レースは自然吸気2リッターエンジン規定へ転換 

 GT-Rだけが勝つレースとなれば、内容をつまらなくしてしまうのではないかと思われるかもしれない。だが、GT-R同士の熾烈な戦いが起こり、GT-R勢の中で誰が勝つか毎戦わからない展開がシーズンを盛り上げた。あるいは、日本一速い男の異名をもつ星野一義のコーナーでの片輪走行など、豪快な技も披露され、見る者を魅了したのであった。

 R32スカイラインGT-Rの速さは、世界をも席巻し、グループAは衰退の兆しを見せるようになった。海外自動車メーカーでも、R32型スカイラインGT-Rのように市販車からレースを想定した商品化はできなかったからである。

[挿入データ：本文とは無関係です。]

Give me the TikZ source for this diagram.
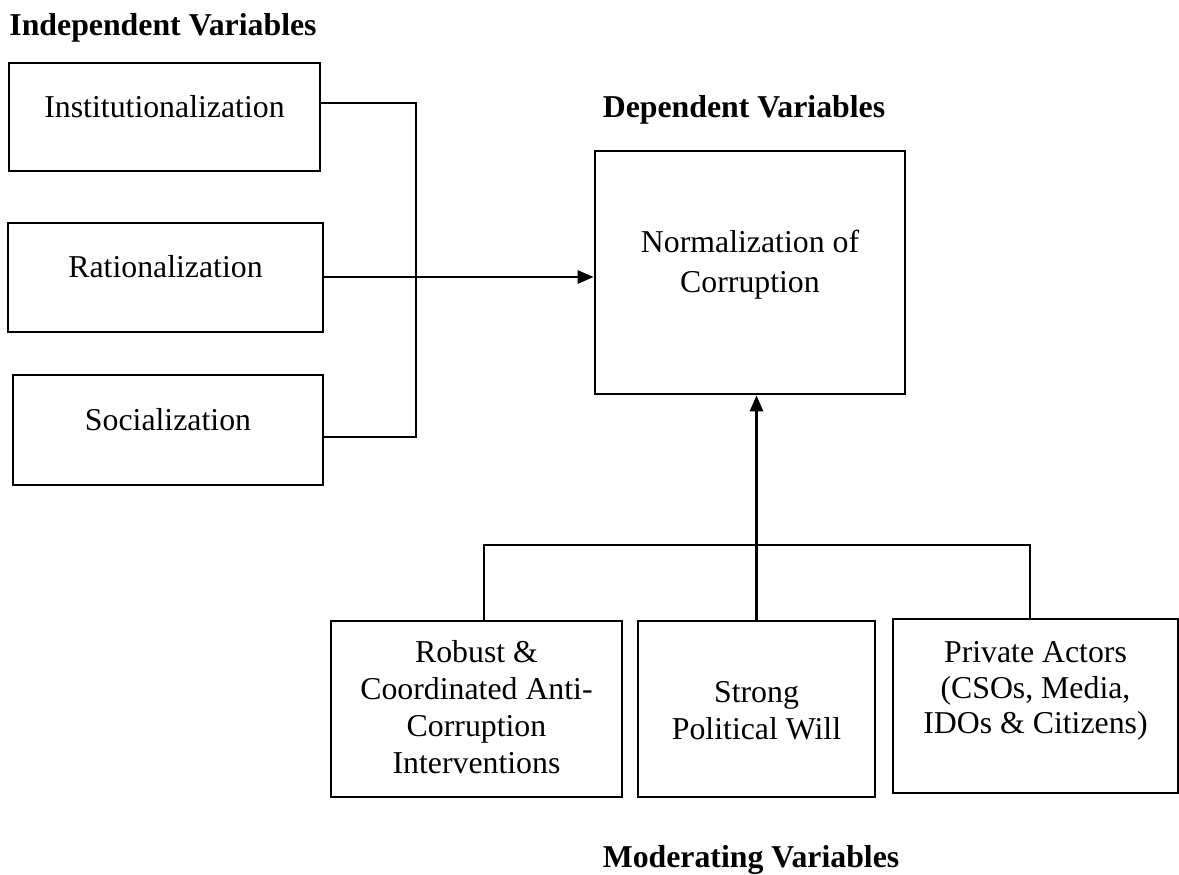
\documentclass[tikz,border=0pt]{standalone}
\usepackage{fontspec}
\setmainfont{Liberation Serif}
\usetikzlibrary{arrows.meta}
\begin{document}
\begin{tikzpicture}[x=0.5pt,y=-0.5pt,
  kasten/.style={draw,line width=1.35pt,inner sep=0pt},
  beschr/.style={inner sep=0pt,align=center,font=\fontsize{15.9}{18.5}\selectfont},
  titel/.style={inner sep=0pt,font=\fontsize{15.9}{18.5}\selectfont\bfseries},
  linie/.style={line width=0.65pt},
  pfeil/.style={line width=1.4pt,-{Triangle[length=8pt,width=6.5pt]}}]
\useasboundingbox (0,0) rectangle (1179,874);
% Ueberschriften der drei Gruppen
\node[titel,anchor=base west] (tunab) at (9,35) {Independent Variables};
\node[titel,anchor=base] (tabh) at (744,117) {Dependent Variables};
\node[titel,anchor=base] (tmod) at (751,867) {Moderating Variables};
% Kaesten links, unabhaengige Variablen
\node[kasten,minimum width=155.5pt,minimum height=54pt] (inst) at (164.5,117) {};
\node[kasten,minimum width=157.5pt,minimum height=54.5pt] (rat) at (165.5,277.5) {};
\node[kasten,minimum width=155pt,minimum height=55pt] (soc) at (168,430) {};
\node[beschr,anchor=base] (instT) at (164.5,117) {Institutionalization};
\node[beschr,anchor=base] (ratT) at (165.5,277) {Rationalization};
\node[beschr,anchor=base] (socT) at (168,430) {Socialization};
% abhaengige Variable
\node[kasten,minimum width=155pt,minimum height=121.5pt] (norm) at (750,272.5) {};
\node[beschr,anchor=north,font=\fontsize{15.9}{20}\selectfont] (normT) at (750,230) {Normalization of\\Corruption};
% Kaesten unten, moderierende Variablen
\node[kasten,minimum width=145.5pt,minimum height=88pt] (robust) at (476.5,709) {};
\node[kasten,minimum width=118.5pt,minimum height=88pt] (strong) at (756.5,709) {};
\node[kasten,minimum width=142.5pt,minimum height=87pt] (private) at (1035.5,706) {};
\node[beschr,anchor=north] (robustT) at (476.5,640) {Robust \&\\Coordinated Anti-\\Corruption\\Interventions};
\node[beschr,anchor=north] (strongT) at (756.5,681) {Strong\\Political Will};
\node[beschr,anchor=north,font=\fontsize{15.9}{17.8}\selectfont] (privateT) at (1035.5,641) {Private Actors\\(CSOs, Media,\\IDOs \& Citizens)};
% Klammer links und Pfeil nach rechts
\coordinate (ko) at (416,103);
\coordinate (km) at (416,277);
\coordinate (ku) at (416,437);
\draw[linie] (inst.east |- ko) -- (ko) -- (ku) -- (soc.east |- ku);
\draw[linie] (rat.east |- km) -- (km);
\draw[pfeil] (km) -- (km -| norm.west);
% Klammer unten und Pfeil nach oben
\coordinate (ul) at (484,545);
\coordinate (ur) at (1030,545);
\draw[linie] (robust.north -| ul) -- (ul) -- (ur) -- (private.north -| ur);
\draw[pfeil] (strong.north) -- (strong.north |- norm.south);
\end{tikzpicture}
\end{document}
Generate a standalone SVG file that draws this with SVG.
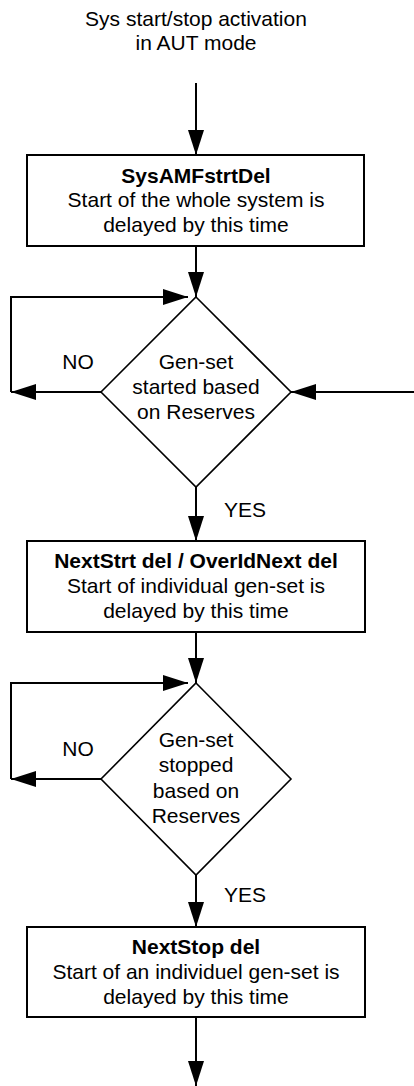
<svg xmlns="http://www.w3.org/2000/svg" width="414" height="1086" viewBox="0 0 414 1086">
  <style>
    text { font-family: "Liberation Sans", Arial, sans-serif; font-size: 21px; fill: #000; text-anchor: middle; }
    .b { font-weight: bold; }
    .box { fill: #fff; stroke: #000; stroke-width: 2; }
    .dia { fill: #fff; stroke: #000; stroke-width: 1.6; }
    .wire { fill: none; stroke: #000; stroke-width: 2; marker-end: url(#arrow); }
  </style>
  <defs>
    <marker id="arrow" markerUnits="userSpaceOnUse" markerWidth="26" markerHeight="18" viewBox="0 0 26 18" refX="25" refY="9" orient="auto">
      <path d="M0,1 L25,9 L0,17 Z" fill="#000"/>
    </marker>
  </defs>
  <rect width="414" height="1086" fill="#fff"/>

  <g id="start-label">
    <text x="196" y="26">Sys start/stop activation</text>
    <text x="196" y="50">in AUT mode</text>
  </g>

  <g id="connectors">
    <path class="wire" d="M196,83 V155"/>
    <path class="wire" d="M196,246 V297"/>
    <path class="wire" d="M101,392 H11"/>
    <path class="wire" d="M11,392 V297 H188"/>
    <path class="wire" d="M414,392 H291"/>
    <path class="wire" d="M196,487 V541"/>
    <path class="wire" d="M196,632 V683"/>
    <path class="wire" d="M101,779 H11"/>
    <path class="wire" d="M11,779 V683 H188"/>
    <path class="wire" d="M196,875 V927"/>
    <path class="wire" d="M196,1017 V1086"/>
    <text x="78" y="369">NO</text>
    <text x="245" y="517">YES</text>
    <text x="78" y="756">NO</text>
    <text x="245" y="902">YES</text>
  </g>

  <g id="sys-delay">
    <rect class="box" x="27" y="155" width="337" height="91"/>
    <text class="b" x="196" y="183">SysAMFstrtDel</text>
    <text x="196" y="207">Start of the whole system is</text>
    <text x="196" y="232">delayed by this time</text>
  </g>

  <g id="start-decision">
    <path class="dia" d="M196,297 L291,392 L196,487 L101,392 Z"/>
    <text x="196" y="369">Gen-set</text>
    <text x="196" y="394">started based</text>
    <text x="196" y="419">on Reserves</text>
  </g>

  <g id="next-start-delay">
    <rect class="box" x="27" y="541" width="338" height="91"/>
    <text class="b" x="196" y="568">NextStrt del / OverIdNext del</text>
    <text x="196" y="593">Start of individual gen-set is</text>
    <text x="196" y="618">delayed by this time</text>
  </g>

  <g id="stop-decision">
    <path class="dia" d="M196,683 L291,779 L196,875 L101,779 Z"/>
    <text x="196" y="747">Gen-set</text>
    <text x="196" y="772">stopped</text>
    <text x="196" y="798">based on</text>
    <text x="196" y="823">Reserves</text>
  </g>

  <g id="next-stop-delay">
    <rect class="box" x="27" y="927" width="338" height="90"/>
    <text class="b" x="196" y="954">NextStop del</text>
    <text x="196" y="979">Start of an individuel gen-set is</text>
    <text x="196" y="1004">delayed by this time</text>
  </g>
</svg>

 そして、エンジン排気量2000ccまでの自然吸気エンジンを搭載する4ドアセダンによってのみ競う、スーパーツーリングカー規定へツーリングカーレースの形態が変更されていく。日本も、1994年のシーズンからこの規定にそったレースへと転換がはかられるのであった。

 それでも、もしグループAというレースが行われなければ、GT-Rの復活がいつになったかは予測もつかない。それほど、グループAはツーリングカーレース史において記憶されるレース形態であったのだ。